Consistency is the yardstick by which excellence is measured.  Mickey Lolich, a Detroit baseball icon, demonstrated consistency, ergo, excellence in a pitching career that, perhaps surprisingly, has not yet warranted admittance to the Baseball Hall of Fame.  Lolich was a perfect fit for the blue-collar metropolis that defined American industry in the 20th century by churning out Cadillacs, Buicks, Chevrolets, Fords, Chryslers, and Pontiacs.  Performing his pitching tasks with efficiency, aplomb, and reliability, Lolich emblemized the work ethic of Detroit’s working class demographic.  Do the job.  Do it well.  Do the same thing tomorrow.

Lolich had six straight seasons of at least 200 strikeouts; in 1971, he led the American League in strikeouts with 308.  Tom Seaver, the National League leader, trailed Lolich with 289 strikeouts.  Additionally, Lolich pitched 376 innings in 1971, the most in the major leagues since Grover Cleveland Alexander’s 388 innings for the Philadelphia Phillies in 1917.

In a career spanning 1963 to 1979, with a hiatus in 1977, Lolich had a career win-loss record of 217-191. Though Lolich’s victory total is far from the magic number of 300, he recorded other achievements meriting consideration for Cooperstown.  Lolich tallied 2,832 strikeouts, just shy of the gloried 3,000 plateau.  With a career total of 586 games pitched, one additional strikeout every 3.5 games would have launched Lolich into the vaunted 3K pantheon.  Still, the 2,832 number is impressive, giving Lolich the distinction of being the pitcher with the 18th highest number of career strikeouts, more than Hall of Famers Christy Mathewson, Don Drysdale, Warren Spahn, Sandy Koufax, Lefty Grove, Dazzy Vance, Early Wynn, and Jim “Catfish” Hunter.

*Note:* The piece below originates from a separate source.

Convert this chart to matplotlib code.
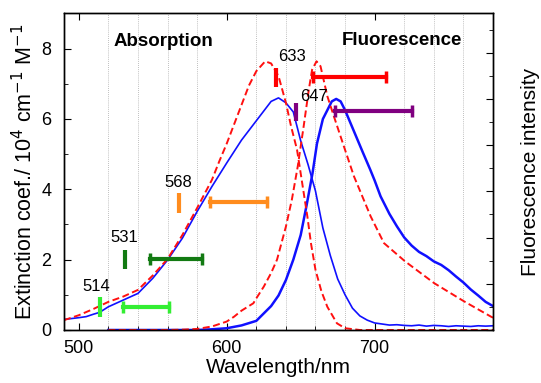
import numpy as np
from matplotlib import pyplot as plt
from matplotlib.ticker import MultipleLocator

plt.rcParams['font.family'] = ['Liberation Sans', 'DejaVu Sans']

# absorption spectra (extinction coef, 10^4 cm-1 M-1)
abs_blue_nm = [490, 500, 505, 510, 514, 520, 530, 540, 550, 560, 570, 580, 590, 600,
               610, 620, 630, 635, 640, 645, 650, 655, 660, 665, 670, 675, 680, 685,
               690, 695, 700, 705, 710, 715, 720, 725, 730, 735, 740, 745, 750, 755,
               760, 765, 770, 775, 780]
abs_blue = [0.3, 0.35, 0.38, 0.45, 0.5, 0.66, 0.85, 1.04, 1.47, 1.99, 2.61, 3.37, 4.08, 4.75,
            5.4, 5.95, 6.5, 6.6, 6.46, 6.2, 5.38, 4.7, 3.95, 2.9, 2.12, 1.45, 1.0, 0.62,
            0.4, 0.28, 0.2, 0.17, 0.14, 0.15, 0.13, 0.12, 0.14, 0.11, 0.13, 0.12, 0.1, 0.12,
            0.11, 0.1, 0.12, 0.11, 0.12]

abs_red_nm = [490, 500, 510, 520, 530, 540, 550, 560, 570, 580, 590, 595, 600, 605, 610, 615,
              620, 626, 630, 635, 640, 643.5, 647.5, 651, 654.5, 657, 660, 664, 668, 674.5,
              680, 690, 700, 740, 780]
abs_red = [0.28, 0.42, 0.6, 0.8, 0.95, 1.14, 1.55, 2.02, 2.7, 3.47, 4.27, 4.8, 5.3, 5.85, 6.4,
           6.95, 7.36, 7.64, 7.58, 7.22, 6.46, 5.79, 5.13, 4.18, 3.23, 2.45, 1.71, 1.1, 0.66,
           0.19, 0.05, 0.0, 0.0, 0.0, 0.0]

# fluorescence spectra (same scale as drawn)
fl_blue_nm = [520, 560, 580, 590, 600, 610, 620, 630, 635, 640, 645, 650, 654, 658, 661,
              665, 668, 671, 674, 677, 680, 684, 688, 692, 697, 700, 704, 710, 715, 720,
              725, 730, 735, 740, 745, 750, 755, 760, 765, 770, 775, 780]
fl_blue = [0.0, 0.0, 0.0, 0.02, 0.05, 0.13, 0.26, 0.68, 0.98, 1.42, 2.0, 2.7, 3.55, 4.46, 5.3,
           6.0, 6.25, 6.5, 6.57, 6.5, 6.25, 5.85, 5.45, 5.05, 4.56, 4.25, 3.8, 3.3, 2.95, 2.63,
           2.4, 2.22, 2.1, 1.95, 1.85, 1.7, 1.52, 1.35, 1.15, 0.98, 0.8, 0.68]

fl_red_nm = [520, 560, 570, 580, 590, 600, 605, 610, 618, 620, 625, 630, 634, 640, 644, 648,
             652, 655.5, 657.7, 660.7, 663.4, 668, 672.4, 679.2, 686, 697.3, 706.3, 720.6,
             740.3, 760.6, 778.6, 780]
fl_red = [0.0, 0.0, 0.01, 0.03, 0.1, 0.24, 0.38, 0.55, 0.76, 0.9, 1.23, 1.62, 2.0, 2.94, 3.7,
          4.65, 5.79, 6.84, 7.4, 7.64, 7.5, 6.65, 6.08, 5.22, 4.37, 3.23, 2.47, 1.95,
          1.33, 0.81, 0.38, 0.35]

# laser lines and emission filter bands
laser_nm = [514, 531, 568, 633, 647]
laser_lo = [0.38, 1.74, 3.32, 6.9, 5.93]
laser_hi = [0.95, 2.28, 3.89, 7.45, 6.46]
label_x = [512, 530.5, 567, 644, 658.8]
label_y = [1.23, 2.62, 4.2, 7.77, 6.63]
filt_lo = [530, 548, 589, 658, 673]
filt_hi = [561, 583, 627, 708, 725]
filt_y = [0.65, 2.01, 3.65, 7.19, 6.22]
bar_colors = ['#33ee33', '#127a12', '#ff8c1e', '#ff0000', '#800080']

fig = plt.figure(figsize=(5.41, 3.83), dpi=100)
ax = fig.add_axes([0.1183, 0.1384, 0.793, 0.8264])

ax.plot(abs_blue_nm, abs_blue, color='#1010ff', lw=1.2)
ax.plot(fl_blue_nm, fl_blue, color='#1010ff', lw=1.8)
ax.plot(abs_red_nm, abs_red, color='#ff1010', lw=1.4, dashes=(3.6, 1.8))
ax.plot(fl_red_nm, fl_red, color='#ff1010', lw=1.4, dashes=(3.6, 1.8))

for i in range(len(laser_nm)):
    c = bar_colors[i]
    ax.plot([laser_nm[i], laser_nm[i]], [laser_lo[i], laser_hi[i]], color=c, lw=3,
            solid_capstyle='butt')
    ax.plot([filt_lo[i], filt_hi[i]], [filt_y[i], filt_y[i]], color=c, lw=3,
            marker='|', markersize=9, mew=2.5)
    ax.text(label_x[i], label_y[i], str(laser_nm[i]), ha='center', va='center', fontsize=12)

ax.text(557, 8.2, 'Absorption', ha='center', va='center', fontsize=13.5, fontweight='bold')
ax.text(718.7, 8.24, 'Fluorescence', ha='center', va='center', fontsize=13.5,
        fontweight='bold')

ax.set_xlim(490, 780)
ax.set_ylim(0, 9.0)
ax.xaxis.set_major_locator(MultipleLocator(100))
ax.xaxis.set_minor_locator(MultipleLocator(20))
ax.yaxis.set_major_locator(MultipleLocator(2))
ax.yaxis.set_minor_locator(MultipleLocator(1))
ax.grid(which='minor', axis='x', color='#aaaaaa', lw=0.6, ls=(0, (1, 1.5)))
ax.tick_params(which='both', direction='in', labelsize=13)
ax.tick_params(axis='x', pad=7)
ax.tick_params(axis='y', pad=9)
ax.tick_params(which='major', length=5, top=True)
ax.tick_params(which='minor', length=3)
ax.tick_params(axis='y', which='both', right=False)

ax.set_xlabel('Wavelength/nm', fontsize=15, labelpad=1)
ax.set_ylabel('Extinction coef./ 10$^4$ cm$^{-1}$ M$^{-1}$', fontsize=15.5, labelpad=3)

ax2 = ax.twinx()
ax2.set_ylim(0, 6.85)
ax2.yaxis.set_major_locator(MultipleLocator(1))
ax2.yaxis.set_minor_locator(MultipleLocator(0.5))
ax2.tick_params(which='both', direction='in', labelright=False)
ax2.tick_params(which='major', length=5)
ax2.tick_params(which='minor', length=3)
ax2.set_ylabel('Fluorescence intensity', fontsize=15, labelpad=20)

for a in (ax, ax2):
    for s in a.spines.values():
        s.set_linewidth(1.0)

fig.savefig('out.png', dpi=100)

Using Hunter and Drysdale as a basis, a Lolich analysis reveals comparable statistics.

Years Played
Hunter 1965-1979
Drysdale 1956-1969
Lolich 1963-1979
Games Pitched
Hunter 500
Drysdale 518
Lolich 586
Career Victories
Hunter 224
Drysdale 209
Lolich 217
Career Winning Percentage
Hunter .574
Drysdale .557
Lolich .532
Home Runs Against
Hunter 374
Drysdale 280
Lolich 347
Earned Run Average
Hunter 3.26
Drysdale 2.95
Lolich 3.44

Stacked against Drysdale in ERA and Home Runs Against, Lolich falls shorts.  He has eight more career victories than Drysdale, but he played in nearly 70 more games.  Compared to Hunter, Lolich played in 86 more games and notched only seven less career victories.  One can argue that Lolich had more opportunities for victory but didn’t deliver.  On the other hand, Lolich’s endurance is a factor to consider.

In 1968, the Detroit Tigers won the World Series against the St. Louis Cardinals.  Game Seven paired Lolich and Cardinals powerhouse Bob Gibson in a battle of pitching titans.  Lolich secured a victory, notching 3-0 in the ’68 series to cap his 17-9 record.  Naturally, Lolich won the World Series Most Valuable Player Award.  But he wasn’t the only force on Detroit’s pitching staff—Tigers ace Denny McLain conquered American League opponents, tallying a 31-6 record.  McLain is the last major league pitcher to win at least 30 games.